Corno d'Africa: piogge ed epidemie nei campi profughi in Kenya ed Etiopia
A più di un mese dal rapimento di 3 operatori umanitari nel complesso di campi per
rifugiati di Dadaab in Kenya - riferisce un comunicato dell'Alto Commissariato dell'Onu
per i Rifugiati (Unhcr) - l’insicurezza continua a ostacolare le operazioni umanitarie.
La situazione è ulteriormente aggravata dalle forti piogge e dai conseguenti rischi
di malattie trasmesse attraverso l’acqua. Nell’ultimo mese sono stati dispiegati
nei campi quasi 100 agenti di polizia keniani aggiuntivi. La situazione nei campi
è resa ancora più complessa da un’insorgenza di colera, che si ritiene si sia originata
tra i nuovi arrivati che probabilmente avrebbero contratto la malattia in Somalia
o durante il loro viaggio verso Dadaab. Piogge e allagamenti poi colpiscono il trasporto
di acqua su camion verso alcune aree dei campi. L’Agenzia teme che alcuni rifugiati
finiscano per utilizzare acqua non sicura prelevandola dalle aree inondate. Attualmente
i casi di colera nei campi sono 60, dei quali 10 confermati in laboratorio e 1 che
ha portato al decesso di un rifugiato. Per gestire l’insorgenza l’Unhcr e le agenzie
partner hanno stabilito centri di cura per i casi più gravi. La maggior parte dei
casi invece può essere curata attraverso soluzioni di reidratazione da assumere per
via orale (Oral rehydration solutions, Ors), che possono essere distribuite a casa
o nei centri medici. L’Unhcr sta inoltre promuovendo pratiche igieniche tra i rifugiati,
in particolare l’utilizzo dei servizi igienici pubblici e il lavaggio delle mani con
il sapone. Nell’ultima distribuzione di cibo, infatti, ogni rifugiato ha ricevuto
250 grammi di sapone e ciò avverrà mensilmente ancora per diverse volte. Nell’area
di Dollo Ado, in Etiopia, uno studio sulla situazione della nutrizione nei campi di
Kobe e Hilaweyn ha riscontrato alti livelli di malnutrizione tra i bambini con meno
di 5 anni. In entrambi i campi sono affluiti rifugiati provenienti dalla Somalia in
condizioni di salute estremamente precarie. Molte famiglie hanno addirittura visto
morire i propri bambini nel corso del viaggio o al loro arrivo in Etiopia.

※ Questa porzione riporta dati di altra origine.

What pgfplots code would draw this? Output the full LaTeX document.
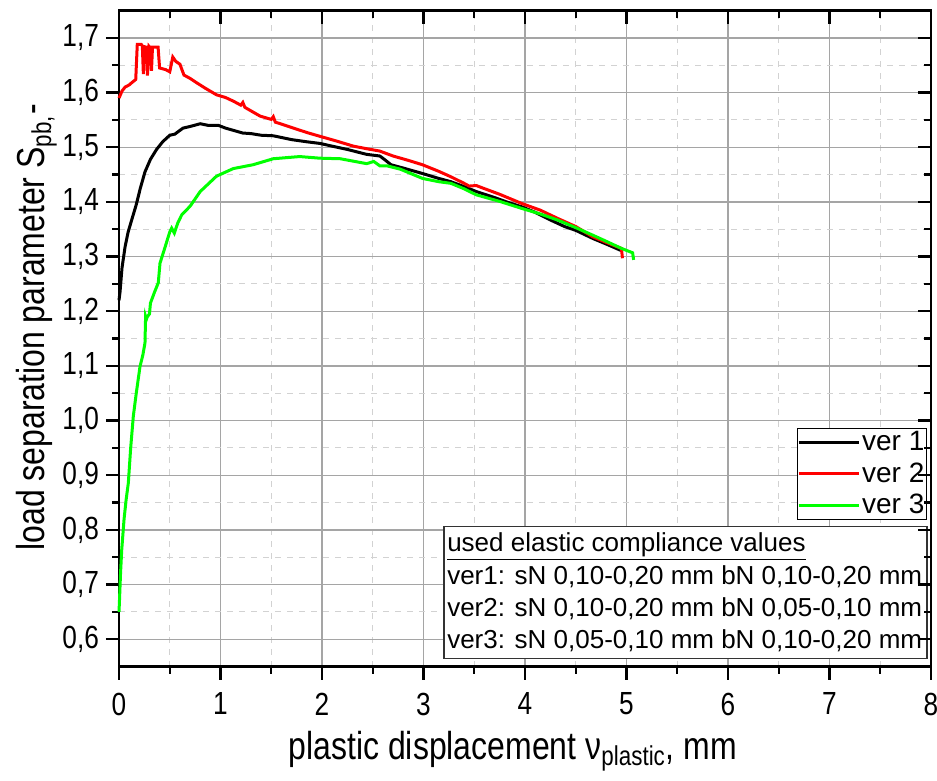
\documentclass[border=0pt]{standalone}
\usepackage{fontspec}
\setmainfont{Liberation Sans}
\newfontfamily\narrowfont[FakeStretch=0.82]{Liberation Sans}
\usepackage{pgfplots}
\pgfplotsset{compat=1.18}

\definecolor{majgrid}{RGB}{165,165,165}
\definecolor{mingrid}{RGB}{210,210,210}

\begin{document}
\begin{tikzpicture}
\pgfplotsset{
    common/.style={
        scale only axis,
        width=406pt, height=328pt,
        xmin=0, xmax=8, ymin=0.55, ymax=1.75,
        xtick={0,1,...,8},
        ytick={0.6,0.7,...,1.71},
        minor x tick num=1,
        minor y tick num=1,
        axis line style={line width=1.2pt},
        major tick style={line width=1.2pt, black},
        minor tick style={line width=1.2pt, black},
        major tick length=6.5pt,
        minor tick length=3.5pt,
    },
}
\begin{axis}[
    common,
    tick align=outside,
    xtick pos=left, ytick pos=left,
    grid=both,
    major grid style={majgrid, line width=0.6pt},
    minor grid style={mingrid, dashed, line width=0.5pt},
    /pgf/number format/assume math mode=true,
    /pgf/number format/use comma,
    yticklabel style={/pgf/number format/fixed, /pgf/number format/fixed zerofill,
        /pgf/number format/precision=1, font=\narrowfont\fontsize{16}{16}\selectfont},
    xticklabel style={font=\narrowfont\fontsize{16}{16}\selectfont, yshift=-3pt},
    xlabel={plastic displacement ν\textsubscript{plastic}, mm},
    ylabel={load separation parameter S\textsubscript{pb,}-},
    xlabel style={font=\narrowfont\fontsize{19.5}{20}\selectfont,
        at={(axis description cs:0.485,0)}, anchor=base, yshift=-46.5pt},
    ylabel style={font=\narrowfont\fontsize{19.5}{20}\selectfont,
        at={(axis description cs:0,0.517)}, anchor=base, yshift=37pt},
    legend style={at={(axis cs:7.96,0.987)}, anchor=north east,
        draw=black, line width=0.6pt, inner sep=0pt,
        font=\fontsize{14}{15}\selectfont, row sep=1.5pt,
        nodes={inner xsep=1pt, inner ysep=1.5pt},
        cells={anchor=west}},
    legend image code/.code={\draw[#1, line width=1.5pt] (0pt,0pt) -- (30pt,0pt);},
    clip=false,
]

% ver 1
\addplot[black, line width=1.5pt] coordinates {
(0,1.22) (0.01,1.235) (0.03,1.28) (0.06,1.318) (0.09,1.345) (0.125,1.367)
(0.17,1.395) (0.21,1.425) (0.256,1.455) (0.31,1.478) (0.37,1.496) (0.43,1.51)
(0.50,1.522) (0.55,1.524) (0.63,1.535) (0.70,1.538) (0.80,1.543) (0.88,1.540)
(0.98,1.540) (1.05,1.535) (1.22,1.526) (1.30,1.525) (1.40,1.522) (1.52,1.521)
(1.70,1.514) (1.85,1.510) (1.98,1.507) (2.10,1.502) (2.25,1.496) (2.44,1.487)
(2.57,1.484) (2.62,1.477) (2.68,1.468) (2.80,1.462) (2.99,1.452) (3.15,1.443)
(3.27,1.437) (3.40,1.428) (3.52,1.419) (3.70,1.408) (3.85,1.398) (3.97,1.391)
(4.10,1.381) (4.25,1.367) (4.39,1.355) (4.50,1.348) (4.67,1.333) (4.80,1.323)
(4.96,1.31)
};
\addlegendentry{ver 1}

% ver 2
\addplot[red, line width=1.5pt] coordinates {
(0,1.59) (0.03,1.603) (0.06,1.61) (0.10,1.614) (0.125,1.618) (0.165,1.624)
(0.18,1.688) (0.22,1.688) (0.23,1.685) (0.24,1.634) (0.25,1.684) (0.27,1.683)
(0.28,1.631) (0.295,1.685) (0.31,1.682) (0.32,1.64) (0.33,1.683) (0.385,1.683)
(0.40,1.645) (0.46,1.642) (0.50,1.638) (0.53,1.665) (0.56,1.657) (0.60,1.652)
(0.64,1.632) (0.70,1.626) (0.765,1.618) (0.85,1.608) (0.96,1.596) (1.05,1.591)
(1.13,1.584) (1.20,1.577) (1.22,1.582) (1.24,1.573) (1.39,1.557) (1.50,1.551)
(1.52,1.556) (1.54,1.546) (1.72,1.535) (1.85,1.527) (1.98,1.52) (2.15,1.511)
(2.31,1.502) (2.45,1.497) (2.57,1.493) (2.70,1.484) (2.85,1.476) (2.99,1.468)
(3.15,1.456) (3.27,1.446) (3.40,1.434) (3.45,1.429) (3.52,1.430) (3.59,1.425)
(3.75,1.414) (3.97,1.397) (4.15,1.385) (4.32,1.370) (4.50,1.355) (4.67,1.336)
(4.80,1.326) (4.95,1.315) (4.96,1.297)
};
\addlegendentry{ver 2}

% ver 3
\addplot[green, line width=1.5pt] coordinates {
(0.0,0.65) (0.005,0.672) (0.015,0.72) (0.027,0.764) (0.05,0.82) (0.07,0.855)
(0.092,0.886) (0.115,0.95) (0.141,1.008) (0.17,1.05) (0.207,1.099) (0.235,1.12)
(0.256,1.142) (0.262,1.19) (0.27,1.185) (0.279,1.19) (0.30,1.195) (0.31,1.215)
(0.35,1.235) (0.387,1.252) (0.404,1.288) (0.45,1.315) (0.50,1.345) (0.519,1.352)
(0.545,1.343) (0.58,1.362) (0.62,1.377) (0.70,1.392) (0.80,1.419) (0.96,1.447)
(1.126,1.461) (1.32,1.468) (1.52,1.479) (1.78,1.483) (1.98,1.480) (2.18,1.479)
(2.44,1.47) (2.51,1.474) (2.57,1.466) (2.64,1.466) (2.77,1.46) (2.99,1.443)
(3.15,1.437) (3.27,1.434) (3.40,1.424) (3.52,1.413) (3.75,1.401) (3.97,1.388)
(4.15,1.378) (4.32,1.367) (4.50,1.353) (4.67,1.339) (4.80,1.328) (4.95,1.315)
(5.06,1.307) (5.07,1.294)
};
\addlegendentry{ver 3}

% box with the compliance values
\filldraw[fill=white, draw=black!80, line width=0.6pt]
    (axis cs:3.202,0.5646) rectangle (axis cs:7.96,0.806);
\begin{scope}[every node/.style={anchor=base west, inner sep=0pt,
              font=\fontsize{13}{15}\selectfont}]
\node at (axis cs:3.23,0.761) {\underline{used elastic compliance values}};
\node at (axis cs:3.23,0.700) {ver1: sN 0,10-0,20 mm bN 0,10-0,20 mm};
\node at (axis cs:3.23,0.642) {ver2: sN 0,10-0,20 mm bN 0,05-0,10 mm};
\node at (axis cs:3.23,0.583) {ver3: sN 0,05-0,10 mm bN 0,10-0,20 mm};
\end{scope}
\end{axis}

% inward ticks on top and right
\begin{axis}[
    common,
    grid=none,
    tick align=inside,
    xtick pos=right, ytick pos=right,
    xticklabels={}, yticklabels={},
    axis line style={draw=none},
]
\end{axis}

\pgfresetboundingbox
\path[use as bounding box] ([shift={(-59.5pt,-57pt)}]current axis.south west)
    rectangle ([shift={(3pt,5.3pt)}]current axis.north east);
\end{tikzpicture}
\end{document}
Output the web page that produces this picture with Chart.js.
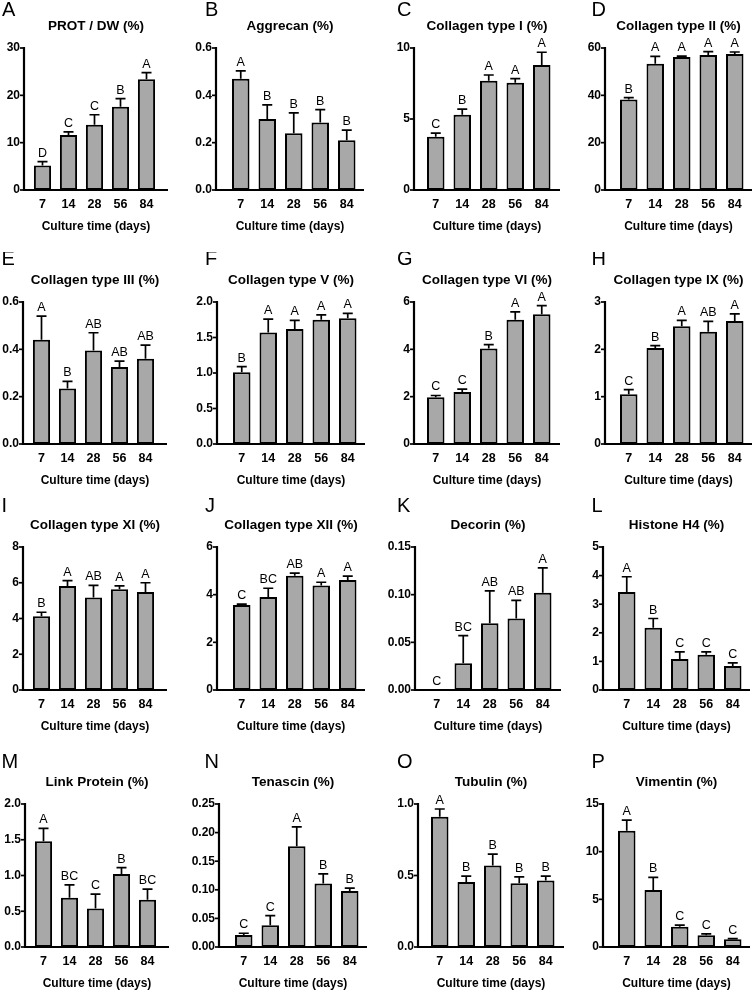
<!DOCTYPE html>
<html>
<head>
<meta charset="utf-8">
<script src="https://cdn.jsdelivr.net/npm/chart.js@4.4.1/dist/chart.umd.min.js"></script>
<style>
  html, body { margin: 0; padding: 0; background: #fff; overflow: hidden; }
  #wrap { position: relative; width: 754px; height: 991px; }
  #wrap canvas { position: absolute; }
</style>
</head>
<body>
<div id="wrap"></div>
<script>
const days = ["7", "14", "28", "56", "84"];
const panelLetters = ["A", "B", "C", "D", "E", "F", "G", "H", "I", "J", "K", "L", "M", "N", "O", "P"];
const titles = [
  "PROT / DW (%)", "Aggrecan (%)", "Collagen type I (%)", "Collagen type II (%)",
  "Collagen type III (%)", "Collagen type V (%)", "Collagen type VI (%)", "Collagen type IX (%)",
  "Collagen type XI (%)", "Collagen type XII (%)", "Decorin (%)", "Histone H4 (%)",
  "Link Protein (%)", "Tenascin (%)", "Tubulin (%)", "Vimentin (%)"
];
const xTitle = "Culture time (days)";

// bar heights (mean)
const means = [
  [5.2, 11.6, 13.8, 17.6, 23.4],
  [0.47, 0.30, 0.24, 0.285, 0.21],
  [3.75, 5.3, 7.7, 7.55, 8.8],
  [38.2, 53.3, 56.2, 57.0, 57.5],
  [0.44, 0.235, 0.395, 0.325, 0.36],
  [1.01, 1.57, 1.62, 1.75, 1.77],
  [1.98, 2.2, 4.03, 5.25, 5.48],
  [1.05, 2.03, 2.49, 2.37, 2.6],
  [4.12, 5.82, 5.17, 5.63, 5.48],
  [3.57, 3.9, 4.79, 4.38, 4.62],
  [0, 0.028, 0.07, 0.075, 0.102],
  [3.43, 2.18, 1.08, 1.23, 0.84],
  [1.48, 0.69, 0.54, 1.02, 0.66],
  [0.021, 0.038, 0.176, 0.111, 0.098],
  [0.91, 0.455, 0.57, 0.445, 0.465],
  [12.2, 5.98, 2.12, 1.22, 0.82]
];
// upper error bars
const errors = [
  [0.8, 0.7, 2.1, 1.7, 1.4],
  [0.033, 0.06, 0.086, 0.055, 0.043],
  [0.25, 0.4, 0.4, 0.3, 0.9],
  [0.8, 3.2, 0.4, 1.5, 0.8],
  [0.1, 0.03, 0.075, 0.025, 0.058],
  [0.08, 0.19, 0.12, 0.07, 0.07],
  [0.07, 0.12, 0.17, 0.33, 0.37],
  [0.1, 0.05, 0.12, 0.22, 0.15],
  [0.23, 0.3, 0.68, 0.19, 0.52],
  [0.03, 0.37, 0.11, 0.14, 0.16],
  [0, 0.029, 0.034, 0.019, 0.026],
  [0.53, 0.32, 0.25, 0.1, 0.11],
  [0.18, 0.18, 0.2, 0.09, 0.15],
  [0.003, 0.017, 0.034, 0.017, 0.005],
  [0.055, 0.04, 0.08, 0.045, 0.03],
  [1.1, 1.32, 0.18, 0.16, 0.06]
];
// significance groups above bars
const groups = [
  ["D", "C", "C", "B", "A"],
  ["A", "B", "B", "B", "B"],
  ["C", "B", "A", "A", "A"],
  ["B", "A", "A", "A", "A"],
  ["A", "B", "AB", "AB", "AB"],
  ["B", "A", "A", "A", "A"],
  ["C", "C", "B", "A", "A"],
  ["C", "B", "A", "AB", "A"],
  ["B", "A", "AB", "A", "A"],
  ["C", "BC", "AB", "A", "A"],
  ["C", "BC", "AB", "AB", "A"],
  ["A", "B", "C", "C", "C"],
  ["A", "BC", "C", "B", "BC"],
  ["C", "C", "A", "B", "B"],
  ["A", "B", "B", "B", "B"],
  ["A", "B", "C", "C", "C"]
];
const yMax = [30, 0.6, 10, 60, 0.6, 2, 6, 3, 8, 6, 0.15, 5, 2, 0.25, 1, 15];
const yStep = [10, 0.2, 5, 20, 0.2, 0.5, 2, 1, 2, 2, 0.05, 1, 0.5, 0.05, 0.5, 5];
const yDecimals = [0, 1, 0, 0, 1, 1, 0, 0, 0, 0, 2, 0, 1, 2, 1, 0];

// layout (pixels)
const axisLeft = [23.5, 215.5, 414, 605, 23, 216.5, 414, 605, 23, 216.5, 415, 603, 25, 219, 418, 603];
const colGap = [5.5, 11.5, 8.5, 10.5];
const colWidth = [130, 132.5, 132.5, 132.5];
const colEnd = [144, 148, 146, 147];
const letterX = [1.5, 204.5, 397, 591.5];
const rowTop = [48, 302, 547, 804];
const rowBase = [190, 444, 690, 947];
const letterBase = [16, 265, 512, 768];

const FONT = "'Liberation Sans', Arial, sans-serif";
const wrap = document.getElementById("wrap");

function makePanel(i) {
  const col = i % 4;
  const row = Math.floor(i / 4);
  const gap = colGap[col];
  const plotH = rowBase[row] - rowTop[row];
  const W = 182;
  const H = 50 + plotH + 45;
  const left = axisLeft[i] - 30;
  const topOff = rowTop[row] - 50;

  const cv = document.createElement("canvas");
  cv.width = W;
  cv.height = H;
  cv.style.left = left + "px";
  cv.style.top = topOff + "px";
  wrap.appendChild(cv);

  const decor = {
    id: "decor",
    afterDatasetsDraw(chart) {
      const { ctx, chartArea, scales } = chart;
      const ys = scales.y;
      const ax = chartArea.left - gap;
      const base = ys.getPixelForValue(0);
      const top = ys.getPixelForValue(yMax[i]);
      const bars = chart.getDatasetMeta(0).data;

      ctx.save();
      ctx.strokeStyle = "#000";
      ctx.fillStyle = "#000";

      // error bars (upper only)
      ctx.lineWidth = 1.7;
      bars.forEach((bar, j) => {
        if (errors[i][j] <= 0) return;
        const ey = ys.getPixelForValue(means[i][j] + errors[i][j]);
        ctx.beginPath();
        ctx.moveTo(bar.x, bar.y);
        ctx.lineTo(bar.x, ey);
        ctx.moveTo(bar.x - 5, ey);
        ctx.lineTo(bar.x + 5, ey);
        ctx.stroke();
      });

      // axes
      ctx.lineWidth = 2.2;
      ctx.beginPath();
      ctx.moveTo(ax, top - 1);
      ctx.lineTo(ax, base);
      ctx.lineTo(ax + colEnd[col], base);
      ctx.stroke();

      ctx.lineWidth = 1.7;
      ys.ticks.forEach(t => {
        const py = ys.getPixelForValue(t.value);
        ctx.beginPath();
        ctx.moveTo(ax - 4, py);
        ctx.lineTo(ax, py);
        ctx.stroke();
      });

      // group letters
      ctx.font = "12.5px " + FONT;
      ctx.textAlign = "center";
      ctx.textBaseline = "alphabetic";
      bars.forEach((bar, j) => {
        const ey = ys.getPixelForValue(means[i][j] + errors[i][j]);
        ctx.fillText(groups[i][j], bar.x, ey - 5);
      });

      // titles
      const cx = ax + colEnd[col] / 2;
      ctx.font = "bold 13.5px " + FONT;
      ctx.fillText(titles[i], cx, top - 18);
      ctx.font = "bold 12px " + FONT;
      ctx.fillText(xTitle, cx, base + 40);

      // panel letter
      ctx.textAlign = "left";
      ctx.font = "20px " + FONT;
      ctx.fillText(panelLetters[i], letterX[col] - left, letterBase[row] - topOff);
      ctx.restore();
    }
  };

  new Chart(cv.getContext("2d"), {
    type: "bar",
    data: {
      labels: days,
      datasets: [{
        data: means[i],
        backgroundColor: "#a8a8a8",
        borderColor: "#000",
        borderWidth: 2,
        borderSkipped: false,
        barPercentage: 0.66,
        categoryPercentage: 1
      }]
    },
    options: {
      responsive: false,
      animation: false,
      layout: {
        padding: { top: 50, left: 0, bottom: 0, right: W - (30 + gap + colWidth[col]) }
      },
      scales: {
        x: {
          grid: { display: false, drawTicks: false },
          border: { display: false },
          ticks: { color: "#000", padding: 7, font: { family: FONT, size: 12.5, weight: "bold" } },
          afterFit(scale) { scale.height = 45; }
        },
        y: {
          min: 0,
          max: yMax[i],
          grid: { display: false, drawTicks: false },
          border: { display: false },
          ticks: {
            stepSize: yStep[i],
            color: "#000",
            padding: gap + 4,
            font: { family: FONT, size: 12, weight: "bold" },
            callback: v => Number(v).toFixed(yDecimals[i])
          },
          afterFit(scale) { scale.width = 30 + gap; }
        }
      },
      plugins: {
        legend: { display: false },
        tooltip: { enabled: false }
      }
    },
    plugins: [decor]
  });
}

for (let i = 0; i < titles.length; i++) makePanel(i);
</script>
</body>
</html>
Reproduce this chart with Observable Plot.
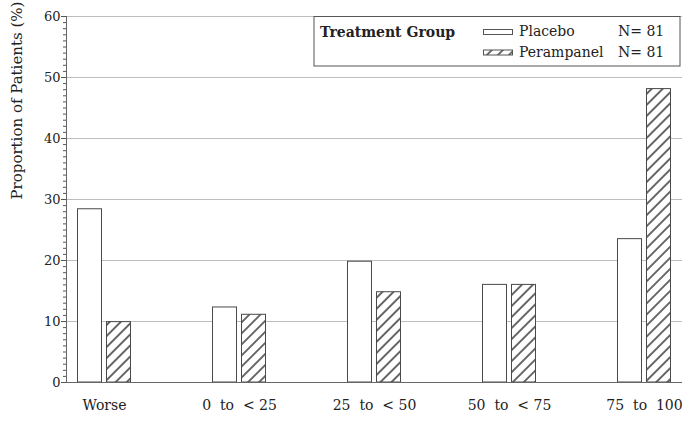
<!DOCTYPE html>
<html><head><meta charset="utf-8">
<script src="https://cdn.jsdelivr.net/npm/d3@7"></script>
<script src="https://cdn.jsdelivr.net/npm/@observablehq/plot@0.6"></script>
<style>body{margin:0;background:#fff} #chart svg{display:block}</style>
</head><body><div id="chart"></div>
<script>
const categories = ["Worse", "0\u00a0\u00a0to\u00a0\u00a0< 25", "25\u00a0\u00a0to\u00a0\u00a0< 50", "50\u00a0\u00a0to\u00a0\u00a0< 75", "75\u00a0\u00a0to\u00a0\u00a0100"];
const placebo = [28.4, 12.3, 19.8, 16.0, 23.5];
const perampanel = [9.9, 11.1, 14.8, 16.0, 48.1];
const yTicks = [0, 10, 20, 30, 40, 50, 60];
const minorTicks = d3.range(0, 61, 1);
const yLabel = "Proportion of Patients (%)";
const legendTitle = "Treatment Group";
const groups = ["Placebo", "Perampanel"];
const groupN = ["N= 81", "N= 81"];

const placeboData = categories.map((c, i) => ({category: c, value: placebo[i]}));
const perampanelData = categories.map((c, i) => ({category: c, value: perampanel[i]}));

const edge = "#4a4a4a";
const svg = Plot.plot({
  width: 688, height: 422,
  marginLeft: 66, marginRight: 6, marginTop: 16, marginBottom: 40,
  style: {fontFamily: "DejaVu Serif", fontSize: "13px", color: "#222", background: "#fff"},
  x: {domain: categories, paddingInner: 0.6074, paddingOuter: 0.0852, round: false, label: null},
  y: {domain: [0, 60], label: null},
  marks: [
    Plot.gridY(yTicks.filter(d => d > 0), {stroke: "#bdbdbd", strokeOpacity: 1}),
    Plot.barY(placeboData, {x: "category", y: "value", fill: "white", stroke: edge, strokeWidth: 1, insetLeft: 0, insetRight: 29}),
    Plot.barY(perampanelData, {x: "category", y: "value", fill: "url(#hatch)", stroke: edge, strokeWidth: 1, insetLeft: 29, insetRight: 0}),
    Plot.ruleY([0], {stroke: "#666"}),
    Plot.frame({anchor: "left", stroke: "#666"}),
    Plot.axisY(minorTicks, {tickSize: 3, tickFormat: () => "", stroke: "#555"}),
    Plot.axisY(yTicks, {tickSize: 5, tickPadding: 1, stroke: "#555", fontSize: 13}),
    Plot.axisX({tickSize: 0, tickPadding: 18, fontSize: 14}),
    Plot.text([yLabel], {frameAnchor: "left", rotate: -90, dx: -49, fontSize: 15, fill: "#222"})
  ]
});
document.getElementById("chart").appendChild(svg);

const s = d3.select(svg);
const defs = s.insert("defs", ":first-child");
const pat = defs.append("pattern").attr("id", "hatch").attr("patternUnits", "userSpaceOnUse")
  .attr("width", 7.8).attr("height", 10).attr("patternTransform", "rotate(45)");
pat.append("rect").attr("width", 7.8).attr("height", 10).attr("fill", "white");
pat.append("line").attr("x1", 1).attr("y1", 0).attr("x2", 1).attr("y2", 10).attr("stroke", "#444").attr("stroke-width", 1.6);

const lg = s.append("g").attr("font-family", "DejaVu Serif").attr("font-size", 14).attr("fill", "#222").attr("text-anchor", "start");
lg.append("rect").attr("x", 314).attr("y", 16.5).attr("width", 366).attr("height", 49.5)
  .attr("fill", "white").attr("stroke", "#555");
lg.append("text").attr("x", 320).attr("y", 37).attr("font-weight", "bold").text(legendTitle);
groups.forEach((g, i) => {
  const by = 36 + i * 20.5;
  lg.append("rect").attr("x", 483.5).attr("y", by - 6.5).attr("width", 29).attr("height", 5)
    .attr("fill", i === 0 ? "white" : "url(#hatch)").attr("stroke", "#555");
  lg.append("text").attr("x", 519).attr("y", by).text(g);
  lg.append("text").attr("x", 618).attr("y", by).text(groupN[i]);
});
</script></body></html>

Il numero
di decessi tra i bambini con meno di 5 anni è comunque drasticamente diminuito, se
confrontato con gli alti livelli riscontrati quest’estate, al picco degli arrivi.
Ciò è dovuto al miglioramento dell’accesso a cure mediche e servizi nutrizionali di
qualità, oltre che dei sistemi di distribuzione dell’acqua e igienico-sanitari. (R.P.)